When a run of 254 non-zero bytes occurs in the payload. The encoder must insert an overhead byte (length=0xFF, meaning 'next 254 bytes are literals, do NOT append a zero'). That's the only case where overhead is paid without a corresponding zero in the input. For payloads with frequent zeros, COBS can sometimes have zero net expansion because each input zero already takes one byte and is replaced by one length byte — no extra cost.
What's the time and space complexity of COBS?
O(n) time for both encode and decode, with a single pass over the data. Memory is O(1) extra if you can write in place at most every 254 bytes, or O(n) if you build the encoded packet in a fresh buffer. The encoder needs a one-byte lookback to backfill length counts, which is small enough to live in a single CPU register on any microcontroller. Decoding is even simpler — a state machine with one counter.
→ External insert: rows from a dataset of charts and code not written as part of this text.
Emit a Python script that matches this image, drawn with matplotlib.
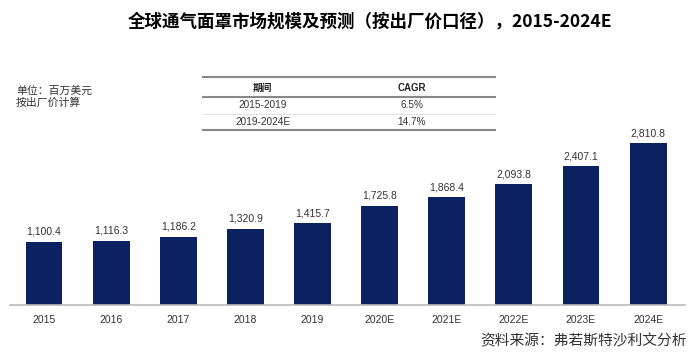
import matplotlib
matplotlib.use("Agg")
import matplotlib.pyplot as plt
from matplotlib.lines import Line2D

plt.rcParams['font.family'] = ['Liberation Sans', 'Noto Sans CJK SC', 'DejaVu Sans']

categories = ['2015', '2016', '2017', '2018', '2019', '2020E', '2021E', '2022E', '2023E', '2024E']
values = [1100.4, 1116.3, 1186.2, 1320.9, 1415.7, 1725.8, 1868.4, 2093.8, 2407.1, 2810.8]
table_header = ['期间', 'CAGR']
table_periods = ['2015-2019', '2019-2024E']
table_cagr = ['6.5%', '14.7%']

title = '全球通气面罩市场规模及预测（按出厂价口径），2015-2024E'
unit_lines = ['单位：百万美元', '按出厂价计算']
source = '资料来源：弗若斯特沙利文分析'

W, H = 700, 363
fig = plt.figure(figsize=(W / 100, H / 100), dpi=100)
fig.patch.set_facecolor('white')

def fx(px):
    return px / W

def fy(py):
    return 1 - py / H

CJK = ['Noto Sans CJK SC', 'DejaVu Sans']

ax = fig.add_axes([fx(10), fy(305), fx(675), (305 - 100) / H])
x = list(range(len(categories)))
ax.bar(x, values, width=0.55, color='#0B2161', zorder=2)
ax.set_ylim(0, 3557)
ax.set_xlim(-0.507, 9.55)
for xi, v in zip(x, values):
    ax.text(xi, v + 85, f'{v:,.1f}', ha='center', va='bottom', fontsize=7.5, color='#333333')
ax.set_xticks(x)
ax.set_xticklabels(categories, fontsize=7.5, color='#333333')
ax.tick_params(axis='x', length=0, pad=7)
ax.set_yticks([])
for s in ['top', 'right', 'left']:
    ax.spines[s].set_visible(False)
ax.spines['bottom'].set_color('#BBBBBB')
ax.spines['bottom'].set_linewidth(1.2)
ax.patch.set_alpha(0)

# Title
fig.text(fx(370), fy(22), title, ha='center', va='center', fontsize=12.6, fontweight='bold',
         family=CJK, color='black')

# Unit text
fig.text(fx(16), fy(91), unit_lines[0], ha='left', va='center', fontsize=7.8,
         family=CJK, color='#333333')
fig.text(fx(16), fy(103), unit_lines[1], ha='left', va='center', fontsize=7.8,
         family=CJK, color='#333333')

# Table
lx0, lx1 = fx(203), fx(495)
for py in [77, 97, 130]:
    fig.add_artist(Line2D([lx0, lx1], [fy(py), fy(py)], color='#888888', lw=1.5))
fig.add_artist(Line2D([lx0, lx1], [fy(114), fy(114)], color='#DDDDDD', lw=0.6))
col1, col2 = fx(263), fx(412)
fig.text(col1, fy(88), table_header[0], ha='center', va='center', fontsize=7, fontweight='bold',
         family=CJK, color='#222222')
fig.text(col2, fy(88), table_header[1], ha='center', va='center', fontsize=7, fontweight='bold',
         color='#222222')
for py, p, c in zip([105, 122], table_periods, table_cagr):
    fig.text(col1, fy(py), p, ha='center', va='center', fontsize=7.2, color='#333333')
    fig.text(col2, fy(py), c, ha='center', va='center', fontsize=7.2, color='#333333')

# Source
fig.text(fx(687), fy(341), source, ha='right', va='center', fontsize=10.6, style='italic',
         family=CJK, color='#333333')

fig.savefig('out.png', dpi=100, facecolor='white')
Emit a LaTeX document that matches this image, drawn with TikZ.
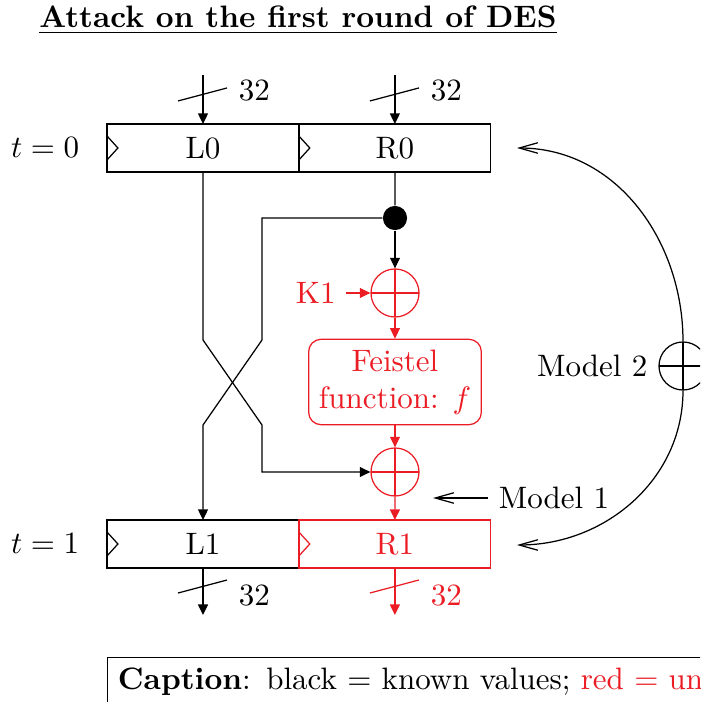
\documentclass[tikz,border=0pt]{standalone}
\usetikzlibrary{arrows.meta,positioning,calc}
\definecolor{unkred}{RGB}{235,28,36}
\tikzset{
    register/.style={
        draw, minimum width=61.9pt, minimum height=15.5pt,
        inner sep=0pt, outer sep=0pt,
        path picture={
            \draw ([yshift=3.85pt]path picture bounding box.west)
            -- ++(3.5pt,-3.85pt) -- ++(-3.5pt,-3.85pt);
        }
    },
    xorgate/.style={
        circle, draw, minimum size=15.5pt, inner sep=0pt,
        path picture={
            \draw (path picture bounding box.north) -- (path picture bounding box.south)
                  (path picture bounding box.west) -- (path picture bounding box.east);
        }
    },
    junction/.style={circle, fill, minimum size=7.8pt, inner sep=0pt},
    feistel/.style={draw, unkred, rounded corners=4pt, align=center},
    model arrow/.style={-{Straight Barb[length=6pt,width=3.4pt]}}
}
\begin{document}
\begin{tikzpicture}[x=0.3226pt, y=0.3226pt, >={Triangle[length=3.4pt,width=3.2pt]}]
\useasboundingbox (0,0) rectangle (700,702);
\clip (0,0) rectangle (700,702);

\node[anchor=base] (title) at (298,674) {\underline{\textbf{Attack on the first round of DES}}};

% registers before and after the round
\node[register] (L0) at (203,554) {L0};
\node[register, right=0pt of L0] (R0) {R0};
\node[register] (L1) at (203,158) {L1};
\node[register, right=0pt of L1, color=unkred] (R1) {R1};
\node[left=5.5pt of L0] (t0) {$t=0$};
\node[left=5.5pt of L1] (t1) {$t=1$};

% round function
\node[junction] (split) at (395,484) {};
\node[xorgate, unkred] (xor1) at (395,409) {};
\node[left=7.7pt of xor1, unkred] (K1) {K1};
\node[feistel] (f) at (395,320) {Feistel\\function: $f$};
\node[xorgate, unkred] (xor2) at (395,230) {};

% the two models
\node[anchor=west] (m1) at (488,204) {Model 1};
\coordinate (m1tip) at (433,204);
\node[xorgate] (m2) at (683,336) {};
\node[left=0pt of m2] (m2label) {Model 2};
\coordinate (m2top) at (517,554);
\coordinate (m2bot) at (517,157);

% 32-bit buses
\foreach \reg in {L0,R0} {
    \coordinate (\reg-in) at ($(\reg.north)+(0,49)$);
    \draw[->] (\reg-in) -- (\reg);
    \draw ($(\reg.north)+(-25,23)$) -- ++(49,13);
    \node[anchor=west] at ($(\reg.north)+(25,33)$) {32};
}
\foreach \reg/\col in {L1/black,R1/unkred} {
    \coordinate (\reg-out) at ($(\reg.south)+(0,-47)$);
    \draw[->, \col] (\reg) -- (\reg-out);
    \draw[\col] ($(\reg.south)+(-25,-25)$) -- ++(49,13);
    \node[anchor=west, \col] at ($(\reg.south)+(25,-27)$) {32};
}

\draw (R0) -- (split);
\draw[->] (split) -- (xor1);
\draw[->, unkred] (K1) -- (xor1);
\draw[->, unkred] (xor1) -- (f);
\draw[->, unkred] (f) -- (xor2);
\draw[->, unkred] (xor2) -- (R1);

% halves swap
\draw[->] (L0) -- (203,362) -- (262,277) |- (xor2);
\draw[->] (split) -| (262,362) -- (203,277) -- (L1);

\draw[model arrow] (m1) -- (m1tip);
\draw[model arrow] (m2.north) to[out=90, in=0] (m2top);
\draw[model arrow] (m2.south) to[out=-90, in=0] (m2bot);

\node[draw, anchor=north west, text width=200pt, align=left] (caption) at (107,45)
    {\textbf{Caption}: black $=$ known values; \textcolor{unkred}{red $=$ un}};
\end{tikzpicture}
\end{document}
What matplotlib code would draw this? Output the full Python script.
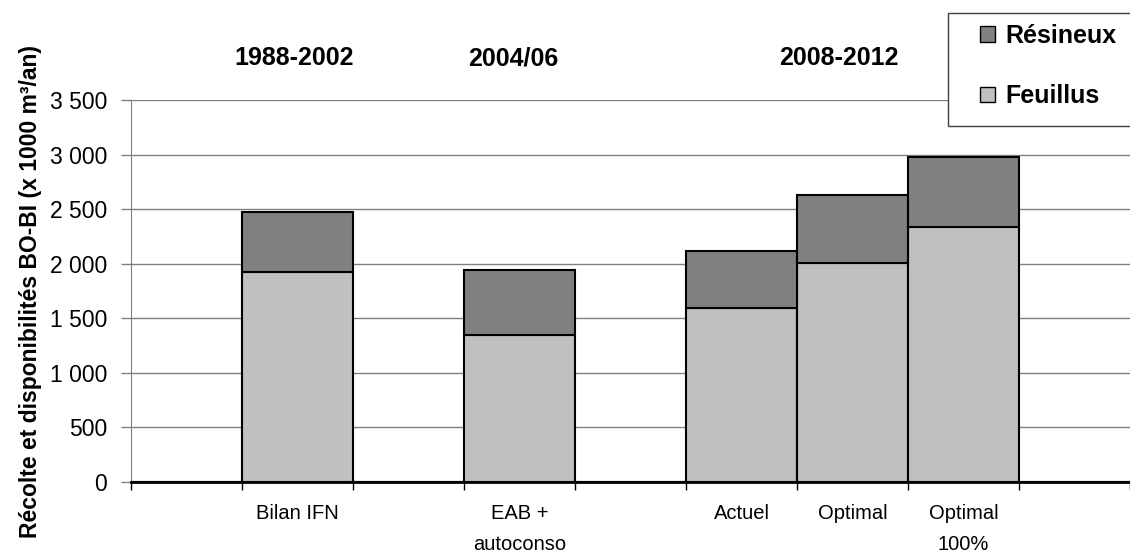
import matplotlib.pyplot as plt
from matplotlib.patches import Rectangle
from matplotlib.ticker import FixedLocator, FuncFormatter

plt.rcParams['font.family'] = ['Liberation Sans', 'DejaVu Sans']

categories = ["", "Bilan IFN", "", "EAB +\nautoconso", "", "Actuel", "Optimal", "Optimal\n100%", ""]
feuillus = [0, 1920, 0, 1350, 0, 1590, 2005, 2340, 0]
resineux = [0, 550, 0, 590, 0, 530, 625, 640, 0]
groups = ["1988-2002", "2004/06", "2008-2012"]
group_x = [0.97, 2.94, 5.88]

c_feu = "#c0c0c0"
c_res = "#808080"

fig = plt.figure(figsize=(11.3, 5.56), dpi=100)
ax = fig.add_axes([0.1159, 0.1331, 0.8841, 0.687])

x = list(range(len(categories)))
ax.bar(x, feuillus, width=1.0, color=c_feu, edgecolor="black", linewidth=1.5, zorder=3)
ax.bar(x, resineux, width=1.0, bottom=feuillus, color=c_res, edgecolor="black", linewidth=1.5, zorder=3)

ax.set_xlim(-0.5, len(categories) - 0.5)
ax.set_ylim(0, 3500)
ax.set_yticks(range(0, 3501, 500))
ax.yaxis.set_major_formatter(FuncFormatter(lambda v, p: f"{int(v):,}".replace(",", " ")))
ax.yaxis.grid(True, color="#808080", linewidth=1.0, zorder=0)
ax.tick_params(axis="y", length=7, width=1.0, color="#808080", labelsize=16.5, pad=10)

ax.set_xticks(x)
ax.set_xticklabels(categories, fontsize=14.5, linespacing=1.8)
ax.tick_params(axis="x", which="major", length=0, pad=16)
ax.xaxis.set_minor_locator(FixedLocator([i - 0.5 for i in range(len(categories) + 1)]))
ax.tick_params(axis="x", which="minor", length=6, width=1.0, color="black")

for s in ["top", "right"]:
    ax.spines[s].set_visible(False)
ax.spines["left"].set_color("#808080")
ax.spines["bottom"].set_linewidth(2.0)
ax.spines["bottom"].set_zorder(4)

ax.set_ylabel("Récolte et disponibilités BO-BI (x 1000 m³/an)", fontsize=16.5, fontweight="bold", labelpad=6)

for g, gx in zip(groups, group_x):
    ax.text(gx, 1.11, g, transform=ax.get_xaxis_transform(), ha="center", va="center",
            fontsize=18, fontweight="bold")

# legend frame runs off the right edge, as in the source
fig.patches.append(Rectangle((948 / 1130, 1 - 126 / 556), 0.2, 113 / 556, transform=fig.transFigure,
                             facecolor="white", edgecolor="#404040", linewidth=1.0, zorder=5))
handles = [Rectangle((0, 0), 1, 1, facecolor=c_res, edgecolor="black"),
           Rectangle((0, 0), 1, 1, facecolor=c_feu, edgecolor="black")]
leg = fig.legend(handles, ["Résineux", "Feuillus"], loc="upper left",
                 bbox_to_anchor=(980 / 1130, 1 - 24 / 556),
                 prop={"weight": "bold", "size": 18},
                 handlelength=0.6, handleheight=0.6, handletextpad=0.4, labelspacing=1.45,
                 borderpad=0, borderaxespad=0, frameon=False)
leg.set_zorder(6)

plt.savefig("out.png")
Where is COBS used in practice?
Embedded UART protocols where a serial channel needs reliable framing — OpenBCI biosensors, RoboticsCape, many drone telemetry links, the EtherDream laser DAC, and several USB CDC firmware stacks. SLIP and PPP predate COBS and use escape characters; for greenfield designs after ~2000, COBS is the conventional choice. Cheap to implement, bounded overhead, recovers a stream from mid-flight bytes after a single 0x00 delimiter is seen.